The letters, acquired by the Rose Library in 2014 and released for researcher use on Oct. 19, have been made available for three public viewings, the latest on Tuesday. A college-aged Obama wrote the letters to Alexandra McNear, who he was dating at the time, but these aren’t the typical mushy missives. 

“It was like reading a novel of a young philosopher — clearly not the 'love letters' that I was expecting,” says Maria Jenkins, a resources management specialist at the Woodruff Health Sciences Center Library. “These letters give very intriguing insight into a man who will forever be remembered as our first African American president. I felt privileged to lay my eyes on the letters.”

Rose Library Director Rosemary M. Magee says students, faculty, staff, alumni and parents have come to see the Obama letters at three viewing sessions since Friday, Oct. 20.

“I was most struck by how thoughtful the letters were,” says Ramsey Baden, a junior majoring in creative writing. “It's hard to imagine anyone writing in such a considerate way today. Our messages have become impulsive and a little careless, but there was nothing aimless about Obama's writing.”

Gabe Baskin, a junior majoring in political science and sociology, viewed the letters with his family during Family Weekend. The letters were like the writings of an author, he says.

“I enjoyed reading Obama’s thoughts, as he truly expressed himself free from political ramifications,” Baskin says. “As a student, I could particularly empathize with Obama’s writing as he articulated some of the challenges students face in completing their degrees.”

Kelly Duquette, a graduate student in English, was inspired by Obama’s sense of curiosity and desire to learn on a continual basis.

“When you read about his interactions with members of the community, it's clear he was a student in ways beyond the classroom,” Duquette says. “It struck me how often he put himself out there. He got to know people with different experiences than his own. His letters are a great example of stepping outside your comfort zone for the sake of learning.”

Duquette, who also works in the Rose Library, assisted with the public viewings of the letters on the Friday and Saturday of Homecoming and Parents Weekend. “A number of people commented on how creative and thoughtful he was for a young man,” she says.

Several people who read the letters also had an emotional reaction, Duquette says.

“People were clutching their chest, or laughing, or grabbing the person next to them and pointing out sections of the letters to each other,” she says. “People of different age ranges came to read them.
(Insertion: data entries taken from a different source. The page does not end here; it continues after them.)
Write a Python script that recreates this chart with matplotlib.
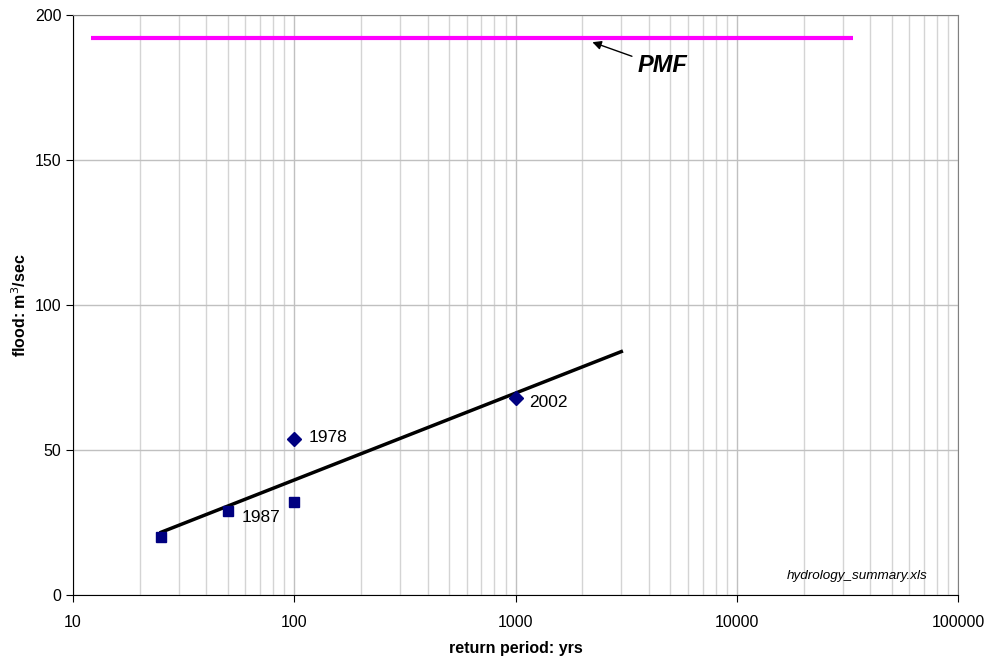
import matplotlib.pyplot as plt
import numpy as np

plt.rcParams.update({"font.family": ["Liberation Sans", "DejaVu Sans"], "font.size": 11.5})

# observed floods
sq_period = [25, 50, 100]
sq_flood = [20, 29, 32]
dia_period = [100, 1000]
dia_flood = [54, 68]

# fitted trend
trend_period = [25, 3000]
trend_flood = [21.7, 84]

# probable maximum flood
pmf_period = [12, 33500]
pmf_flood = [192, 192]

labels = [("1978", 100, 54), ("1987", 50, 29), ("2002", 1000, 68)]

fig, ax = plt.subplots(figsize=(9.88, 6.62), dpi=100)
fig.subplots_adjust(left=0.074, right=0.970, top=0.977, bottom=0.101)

ax.plot(pmf_period, pmf_flood, color="#ff00ff", lw=3, solid_capstyle="butt", zorder=3)
ax.plot(trend_period, trend_flood, color="black", lw=2.5, zorder=3)
ax.plot(sq_period, sq_flood, "s", color="#000080", ms=7, zorder=4)
ax.plot(dia_period, dia_flood, "D", color="#000080", ms=7, zorder=4)

offsets = {"1978": (10, 1), "1987": (10, -5), "2002": (10, -3)}
for txt, x, y in labels:
    ax.annotate(txt, (x, y), xytext=offsets[txt], textcoords="offset points",
                va="center", fontsize=12.5)

ax.annotate("PMF", xy=(2220, 190.7), xytext=(4590, 182.8), fontsize=17,
            fontweight="bold", fontstyle="italic", va="center", ha="center",
            arrowprops=dict(arrowstyle="-|>", color="black", lw=1, shrinkA=2, shrinkB=0,
                            relpos=(0, 0.8), mutation_scale=13))

ax.text(0.965, 0.022, "hydrology_summary.xls", transform=ax.transAxes,
        ha="right", va="bottom", fontsize=9.7, fontstyle="italic")

ax.set_xscale("log")
ax.set_xlim(10, 100000)
ax.set_ylim(0, 200)
ax.set_yticks([0, 50, 100, 150, 200])
ax.set_xticks([10, 100, 1000, 10000, 100000])
ax.set_xticklabels(["10", "100", "1000", "10000", "100000"])
ax.tick_params(which="minor", length=0)
ax.tick_params(which="major", direction="out", length=5)
ax.tick_params(axis="x", pad=9)
ax.grid(True, which="major", color="#c0c0c0", lw=1)
ax.grid(True, which="minor", axis="x", color="#d4d4d4", lw=1)
ax.set_axisbelow(True)

for s in ["top", "right"]:
    ax.spines[s].set_color("#808080")

ax.set_xlabel("return period: yrs", fontweight="bold", fontsize=11.5, labelpad=8)
ax.set_ylabel("flood: m$^3$/sec", fontweight="bold", fontsize=11.5)
ax.yaxis.set_label_coords(-0.050, 0.5)

plt.savefig("out.png")
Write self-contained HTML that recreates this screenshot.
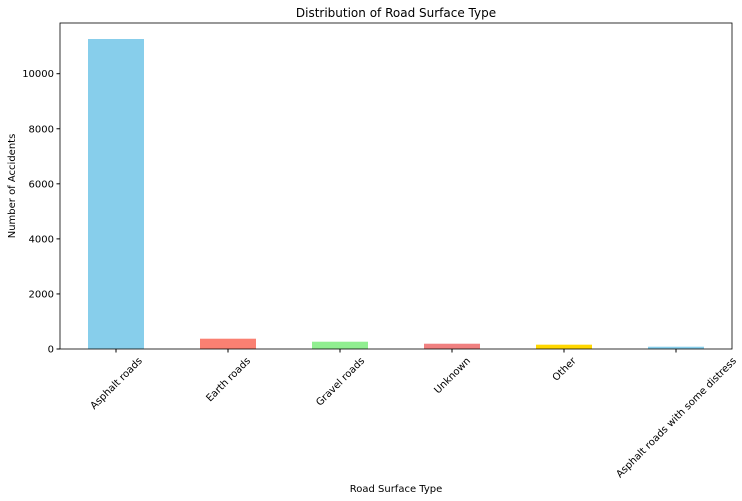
<!DOCTYPE html>
<html><head><meta charset="utf-8"><style>
body{margin:0;background:#fff}
svg{display:block;font-family:"DejaVu Sans","Liberation Sans",sans-serif}
</style></head><body>
<svg id="c" width="742" height="501">
<rect width="742" height="501" fill="#fff"/>
<text x="396" y="17" font-size="12" text-anchor="middle">Distribution of Road Surface Type</text>
<text x="396" y="492" font-size="10" text-anchor="middle">Road Surface Type</text>
<text transform="translate(15,186) rotate(-90)" font-size="10" text-anchor="middle">Number of Accidents</text>
<g id="bars"></g><g id="axes"></g>
</svg>
<script>
const categories=["Asphalt roads","Earth roads","Gravel roads","Unknown","Other","Asphalt roads with some distress"];
const values=[11260,374,265,192,157,83];
const colors=["#87CEEB","#FA8072","#90EE90","#F08080","#FFD700","#87CEEB"];
const yTicks=[0,2000,4000,6000,8000,10000];
const L=60,R=732,T=23,B=349;
const yScale=v=>B-v*(B-73.7)/10000;
const step=(R-L)/categories.length;
const xScale=i=>L+step*(i+0.5);
const NS="http://www.w3.org/2000/svg";
const bars=document.getElementById('bars'),axes=document.getElementById('axes');
function mk(t,a,p){const e=document.createElementNS(NS,t);for(const k in a)e.setAttribute(k,a[k]);p.appendChild(e);return e;}
categories.forEach((c,i)=>{
 const cx=xScale(i),w=step*0.5;
 const r=mk('rect',{x:cx-w/2,y:yScale(values[i]),width:w,height:B-yScale(values[i]),fill:colors[i]},bars);
 
 
 mk('line',{x1:cx,x2:cx,y1:B,y2:B+3.5,stroke:'#000'},axes);
 const t=mk('text',{x:0,y:3.5,'font-size':10,'text-anchor':'middle'},axes);
 t.textContent=c;
 const tw=t.getComputedTextLength();
 const h=(tw+11)*0.7071;
 t.setAttribute('transform',`translate(${cx},${B+6+h/2}) rotate(-45)`);
 
 
});
yTicks.forEach(v=>{
 const y=yScale(v);
 mk('line',{x1:L-3.5,x2:L,y1:y,y2:y,stroke:'#000'},axes);
 const t=mk('text',{x:L-6,y:y+3.5,'font-size':10,'text-anchor':'end'},axes);
 t.textContent=v;
 
 
});
const f=mk('rect',{x:L,y:T,width:R-L,height:B-T,fill:'none',stroke:'#000','stroke-width':0.8},axes);


</script>
</body></html>
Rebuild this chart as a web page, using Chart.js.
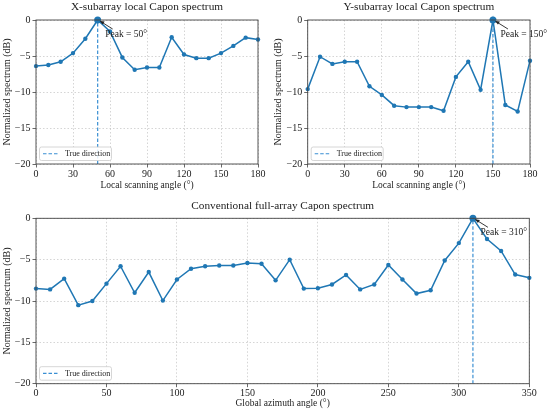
<!DOCTYPE html>
<html><head><meta charset="utf-8">
<script src="https://cdn.jsdelivr.net/npm/chart.js@4.4.1/dist/chart.umd.min.js"></script>
<style>
body{margin:0;background:#fff;width:550px;height:413px;position:relative;overflow:hidden}
canvas{position:absolute}
</style></head><body>
<canvas id="cX" width="275" height="200" style="left:0;top:0;width:275px;height:200px"></canvas>
<canvas id="cY" width="280" height="200" style="left:270px;top:0;width:280px;height:200px"></canvas>
<canvas id="cG" width="550" height="216" style="left:0;top:197px;width:550px;height:216px"></canvas>
<script>
// data
const localAngles=[0,10,20,30,40,50,60,70,80,90,100,110,120,130,140,150,160,170,180]
const xSpectrum=[-6.4,-6.25,-5.8,-4.6,-2.6,0,-1.6,-5.2,-6.9,-6.6,-6.6,-2.4,-4.8,-5.3,-5.3,-4.6,-3.6,-2.45,-2.7]
const ySpectrum=[-9.6,-5.1,-6.1,-5.8,-5.8,-9.2,-10.4,-11.9,-12.1,-12.1,-12.1,-12.6,-7.9,-5.8,-9.7,0,-11.8,-12.7,-5.65]
const globalAngles=[0,10,20,30,40,50,60,70,80,90,100,110,120,130,140,150,160,170,180,190,200,210,220,230,240,250,260,270,280,290,300,310,320,330,340,350]
const globalSpectrum=[-8.5,-8.6,-7.3,-10.5,-10.0,-7.9,-5.8,-9.0,-6.5,-9.95,-7.4,-6.1,-5.8,-5.7,-5.7,-5.4,-5.5,-7.5,-5.0,-8.5,-8.45,-8.0,-6.85,-8.6,-8.0,-5.65,-7.4,-9.1,-8.7,-5.1,-3.0,0,-2.5,-3.95,-6.8,-7.2]
const xPeak=50, yPeak=150, gPeak=310
const yMin=-20, yMax=0

const FONT='"Liberation Serif","DejaVu Serif",serif'
const TXT='#222'
const BLUE='#1f77b4'
const VBLUE='#3a8fd3'

const framePlugin={
  id:'frameAndNotes',
  afterDraw(chart){
    const ctx=chart.ctx, a=chart.chartArea, o=chart.options.plugins.frameAndNotes
    const xs=chart.scales.x, ys=chart.scales.y
    ctx.save()
    // title, centred on the plot area
    ctx.fillStyle=TXT; ctx.font='11.3px '+FONT; ctx.textAlign='center'; ctx.textBaseline='middle'
    ctx.fillText(o.title,(a.left+a.right)/2,a.top-12.6)
    // frame
    ctx.strokeStyle='#444'; ctx.lineWidth=0.9
    ctx.strokeRect(a.left,a.top,a.right-a.left,a.bottom-a.top)
    // peak annotation
    const px=xs.getPixelForValue(o.peak), py=ys.getPixelForValue(0)
    ctx.strokeStyle='#222'; ctx.fillStyle='#222'; ctx.lineWidth=0.9
    ctx.beginPath(); ctx.moveTo(px+15,py+9); ctx.lineTo(px+3,py+1.5); ctx.stroke()
    ctx.beginPath(); ctx.moveTo(px+2,py+1); ctx.lineTo(px+7,py+1.6); ctx.lineTo(px+5,py+4.6); ctx.closePath(); ctx.fill()
    ctx.font='9.5px '+FONT; ctx.textAlign='left'
    ctx.fillText('Peak = '+o.peak+'°',px+7.5,py+14)
    // legend box
    const bx=a.left+3.5, bh=13.5, by=a.bottom-3.5-bh, bw=72
    ctx.fillStyle='rgba(255,255,255,0.85)'; ctx.strokeStyle='#ccc'; ctx.lineWidth=0.8
    ctx.beginPath()
    if(ctx.roundRect) ctx.roundRect(bx,by,bw,bh,2); else ctx.rect(bx,by,bw,bh)
    ctx.fill(); ctx.stroke()
    ctx.strokeStyle=VBLUE; ctx.lineWidth=1.2; ctx.setLineDash([3.5,2])
    ctx.beginPath(); ctx.moveTo(bx+3.5,by+bh/2); ctx.lineTo(bx+20,by+bh/2); ctx.stroke()
    ctx.setLineDash([])
    ctx.fillStyle=TXT; ctx.font='8px '+FONT
    ctx.fillText('True direction',bx+25.5,by+bh/2+0.5)
    ctx.restore()
  }
}

function makeChart(id,angles,values,peak,cfg){
  const pts=angles.map((a,i)=>({x:a,y:values[i]}))
  return new Chart(document.getElementById(id),{
    type:'line',
    data:{datasets:[
      {data:pts,borderColor:BLUE,backgroundColor:BLUE,borderWidth:1.5,clip:false,
       pointRadius:c=>angles[c.dataIndex]===peak?3.5:2.2,pointBorderWidth:0,order:0},
      {data:[{x:peak,y:yMin},{x:peak,y:yMax}],borderColor:VBLUE,borderWidth:1.2,
       borderDash:[3.5,2],pointRadius:0,order:1}
    ]},
    options:{
      responsive:false,animation:false,
      layout:{padding:{left:0,right:cfg.padRight,top:cfg.padTop,bottom:0}},
      plugins:{
        legend:{display:false},tooltip:{enabled:false},title:{display:false},
        frameAndNotes:{peak:peak,title:cfg.title}
      },
      scales:{
        x:{type:'linear',min:0,max:cfg.xMax,
           afterFit:s=>{s.height=cfg.xHeight},
           ticks:{stepSize:cfg.xStep,autoSkip:false,maxRotation:0,color:TXT,padding:0.5,
                  font:{family:FONT,size:10}},
           grid:{color:'rgba(170,170,170,0.7)',lineWidth:0.7,tickLength:3.5,tickColor:'#444',tickWidth:0.8},
           border:{display:false,dash:[1.5,2]},
           title:{display:true,text:cfg.xTitle,color:TXT,font:{family:FONT,size:9.5},
                  padding:{top:0,bottom:cfg.xTitlePad}}},
        y:{min:yMin,max:yMax,
           afterFit:s=>{s.width=cfg.yWidth},
           ticks:{stepSize:5,color:TXT,padding:2,font:{family:FONT,size:10},
                  callback:v=>v<0?'\u2212'+Math.abs(v):String(v)},
           grid:{color:'rgba(170,170,170,0.7)',lineWidth:0.7,tickLength:3.5,tickColor:'#444',tickWidth:0.8},
           border:{display:false,dash:[1.5,2]},
           title:{display:true,text:'Normalized spectrum (dB)',color:TXT,font:{family:FONT,size:10},
                  padding:{top:cfg.yTitlePad,bottom:0}}}
      }
    },
    plugins:[framePlugin]
  })
}

makeChart('cX',localAngles,xSpectrum,xPeak,{title:'X-subarray local Capon spectrum',xTitle:'Local scanning angle (°)',
  xMax:180,xStep:30,padRight:17,padTop:20,yWidth:36,xHeight:36,xTitlePad:9,yTitlePad:1})
makeChart('cY',localAngles,ySpectrum,yPeak,{title:'Y-subarray local Capon spectrum',xTitle:'Local scanning angle (°)',
  xMax:180,xStep:30,padRight:20,padTop:20,yWidth:37.7,xHeight:36,xTitlePad:9,yTitlePad:2.5})
makeChart('cG',globalAngles,globalSpectrum,gPeak,{title:'Conventional full-array Capon spectrum',xTitle:'Global azimuth angle (°)',
  xMax:350,xStep:50,padRight:20.7,padTop:21.3,yWidth:36,xHeight:29.3,xTitlePad:3.5,yTitlePad:1})
</script>
</body></html>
Two undergraduates were floored, being the same age as Obama was at the time — they said they could never write like that.”

“People seem profoundly touched,” Magee notes. “One alum said, ‘I don’t share Obama’s political views; however, I’m very impressed with the quality of his writing and his thinking, and I appreciate the insight these letters provided and being able to see the kinds of things that are important to him.’”

Readers have been as intrigued by Obama’s phrasing of the details of his daily life — renting a typewriter, drinking V-8 juice, going for a run in New York City — as by his eloquent expression of his search for his place in the world and his sense of identity.

“I was struck by the volume, how long the letters were and the detail he went into,” says Michelle Wright, Longstreet Professor of English at Emory. “It’s clear this is someone who is always thinking about the world around him and his place in it, sifting through what’s happening … From the mundane, everyday routines to thinking about how to affect change on a larger scale, his writing is fascinating.” 

The Obama letters link to the Rose Library’s modern political collections and African American history and culture collections.

“There’s also a literary quality to them,” Magee says. “We see the emergence of his own thinking about himself as a writer, not by talking about it but by enacting craft of writing through these letters.”

“Emory Libraries offer our students, faculty and staff a wide variety of resources, giving those who seek knowledge access into the thoughts and workings of extraordinary people,” says Emory University Librarian Yolanda Cooper. “We’re so pleased to add President Obama’s letters to our collections in the Rose Library. They provide a unique glimpse into the early reflections of an enlightened young man on a path that would eventually lead to the presidency.”

Researchers can make an appointment to view the letters in the Rose Library Reading Room at the library’s online appointment page. No additional public viewings are planned at this time.